According to a report recently released by United Nations’ Office of the High Commissioner for Human Rights (UN-OHCHR), gross and unparalleled violations of human rights are being committed by North Korea against its people, in many cases constituting crimes against humanity.  These findings, while not surprising in and of themselves, are absolutely ground-breaking when realizing the scope, gravity, and utter brutality of the North Korean regime.

Released earlier this month, the report details unparalleled violations that constitute “systematic, widespread, and gross human rights violations that have been and are being committed by [North Korea], its institutions, and officials…these are not mere excesses of the State; they are essential components of a political system…the gravity, scale, and nature of these violations…has no parallel in the contemporary world…and seeks to dominate every aspect of its citizens’ lives and terrorizes them from within.”

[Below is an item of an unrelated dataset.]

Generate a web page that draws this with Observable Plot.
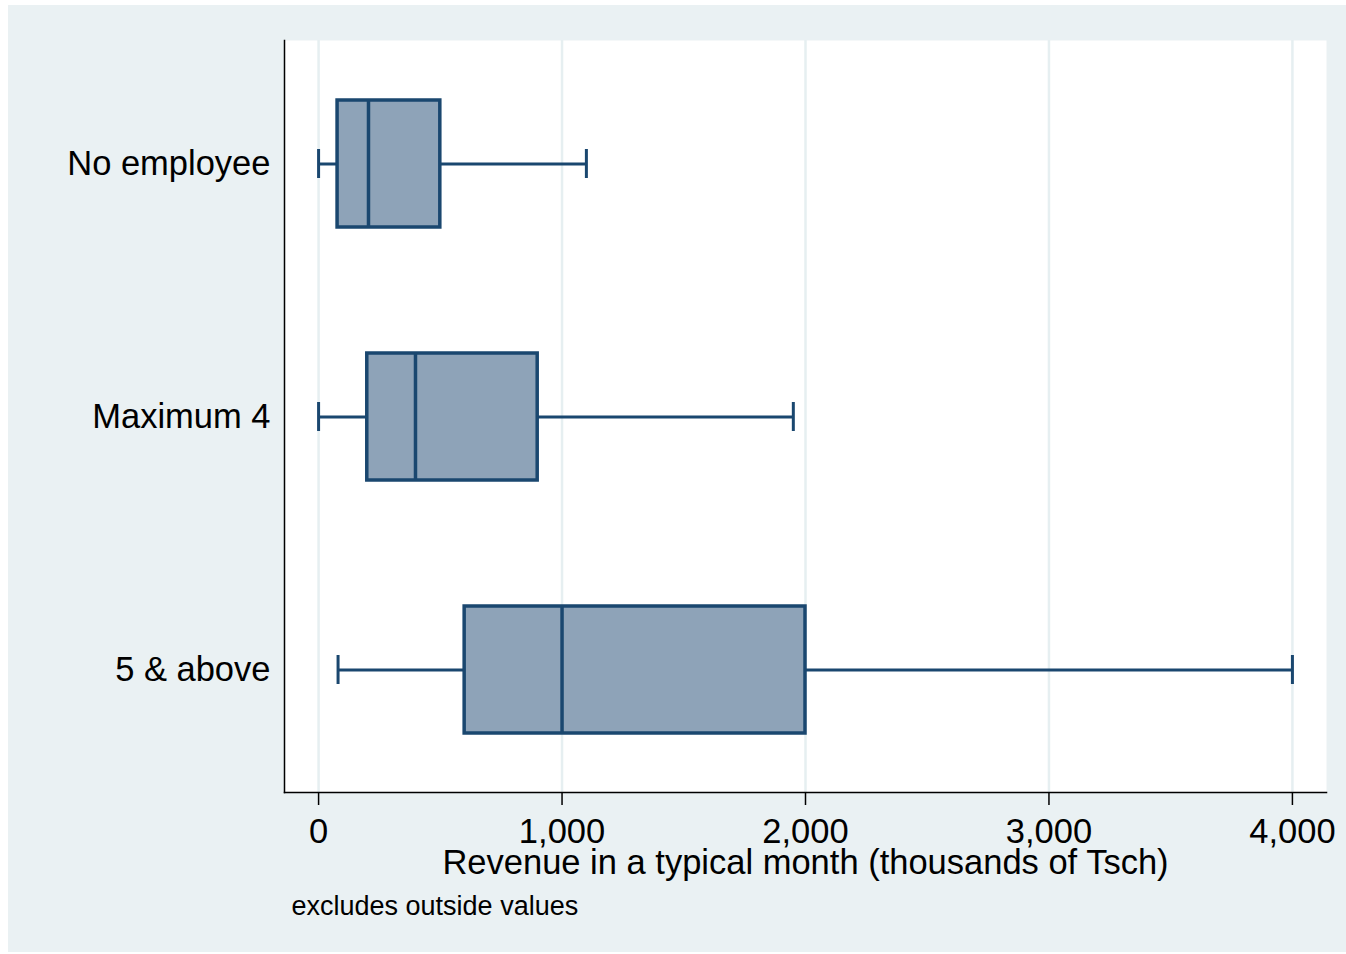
<!DOCTYPE html>
<html>
<head>
<meta charset="utf-8">
<script src="https://cdn.jsdelivr.net/npm/d3@7"></script>
<script src="https://cdn.jsdelivr.net/npm/@observablehq/plot@0.6"></script>
<style>
  html, body { margin: 0; padding: 0; background: #ffffff; }
  #wrap { position: absolute; left: 8px; top: 5px; width: 1338px; height: 947px; background: #EAF1F3; }
  #wrap svg { display: block; }
</style>
</head>
<body>
<div id="wrap"></div>
<script>
const categories = ["No employee", "Maximum 4", "5 & above"];
const lowWhisker = [0, 0, 80];
const q1 = [78, 200, 600];
const medians = [205, 398, 1000];
const q3 = [500, 900, 2000];
const highWhisker = [1100, 1950, 4000];
const xTicks = [0, 1000, 2000, 3000, 4000];
const xLabel = "Revenue in a typical month (thousands of Tsch)";
const note = "excludes outside values";

const data = categories.map((c, i) => ({
  cat: c, lo: lowWhisker[i], q1: q1[i], med: medians[i], q3: q3[i], hi: highWhisker[i]
}));

const navy = "#1a476f";
const boxFill = "#8EA3B8";
const font = "Liberation Sans, Arial, Helvetica, sans-serif";
const fs = 34.5;

const chart = Plot.plot({
  width: 1338,
  height: 947,
  marginLeft: 276,
  marginRight: 20,
  marginTop: 35,
  marginBottom: 160,
  style: { fontFamily: font, fontSize: fs + "px", color: "black", background: "transparent" },
  x: { domain: [-140, 4140] },
  y: { domain: categories, paddingInner: 0.5, paddingOuter: 0.233 },
  marks: [
    Plot.frame({ fill: "white", stroke: "none" }),
    Plot.gridX(xTicks, { stroke: "#E6EFF1", strokeOpacity: 1, strokeWidth: 2.5 }),
    Plot.frame({ anchor: "left", stroke: "black", strokeWidth: 1.5 }),
    Plot.frame({ anchor: "bottom", stroke: "black", strokeWidth: 1.5 }),
    Plot.axisX({
      ticks: xTicks, tickFormat: d3.format(","), tickSize: 13, tickPadding: 12.5,
      fontSize: fs, stroke: "black", strokeWidth: 1.5,
      label: xLabel, labelAnchor: "center", labelOffset: 81, labelArrow: "none"
    }),
    Plot.axisY({ tickSize: 0, tickPadding: 14, fontSize: fs, label: null }),
    Plot.ruleY(data, { y: "cat", x1: "lo", x2: "q1", stroke: navy, strokeWidth: 3 }),
    Plot.ruleY(data, { y: "cat", x1: "q3", x2: "hi", stroke: navy, strokeWidth: 3 }),
    Plot.tickX(data, { x: "lo", y: "cat", stroke: navy, strokeWidth: 3, insetTop: 49, insetBottom: 49 }),
    Plot.tickX(data, { x: "hi", y: "cat", stroke: navy, strokeWidth: 3, insetTop: 49, insetBottom: 49 }),
    Plot.barX(data, { y: "cat", x1: "q1", x2: "q3", fill: boxFill, stroke: navy, strokeWidth: 3.5 }),
    Plot.tickX(data, { x: "med", y: "cat", stroke: navy, strokeWidth: 3.5 }),
    Plot.text([note], { frameAnchor: "bottom-left", text: d => d, dx: 7, dy: 122, lineAnchor: "bottom", textAnchor: "start", fontSize: 27, fill: "black" })
  ]
});
document.getElementById("wrap").appendChild(chart);
</script>
</body>
</html>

Former prisoner’s sketch of North Korean torture methods, courtesy of UN-OHCHR

Specific violations committed by North Korea include the employment of “murder, torture, slavery, sexual violence, mass starvation, and other abuses as tools to prop up the state and terrorize ‘the population into submission’, providing abundant evidence in the UN’s 400-page report. While definitely an emotional issue, the evidence, from satellite imagery of suspected prison camps to several hundred confidential interviews and firsthand accounts, is hard to refute.

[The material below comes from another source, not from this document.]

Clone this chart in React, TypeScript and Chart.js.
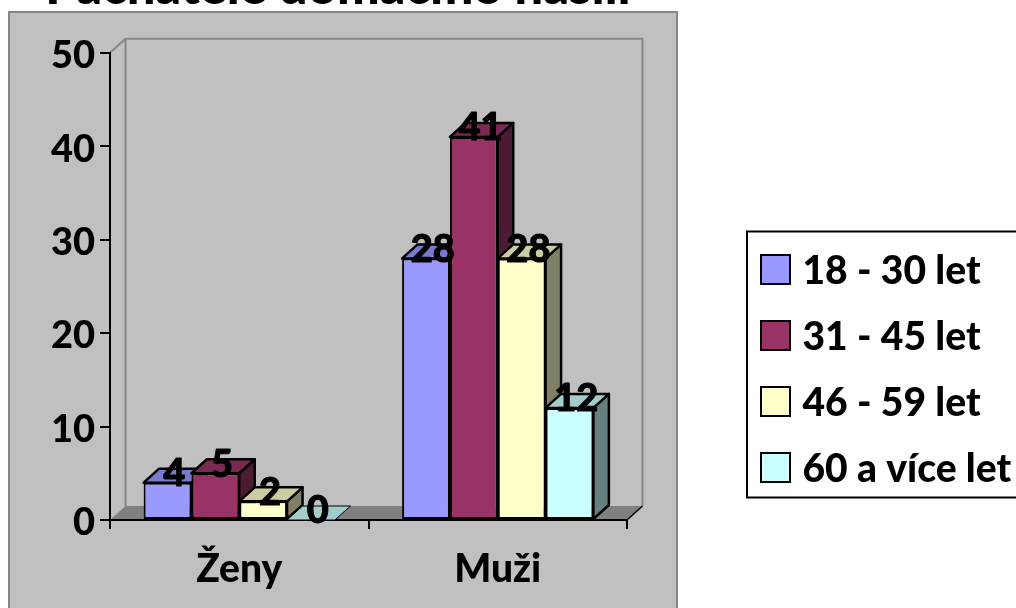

Satellite imagery of Prison Camp #14, courtesy of UN-OCHCR

These types of abuses are even akin to the atrocities committed by the Nazis, according to a source cited by the UK’s Guardian.  “There are ‘many parallels’ between the evidence he [the source] had heard and crimes committed by the Nazis and their allies in the second world war. He noted the evidence of one prison camp inmate who said his duties involved burning the bodies of those who had starved to death and using the remains as fertiliser.”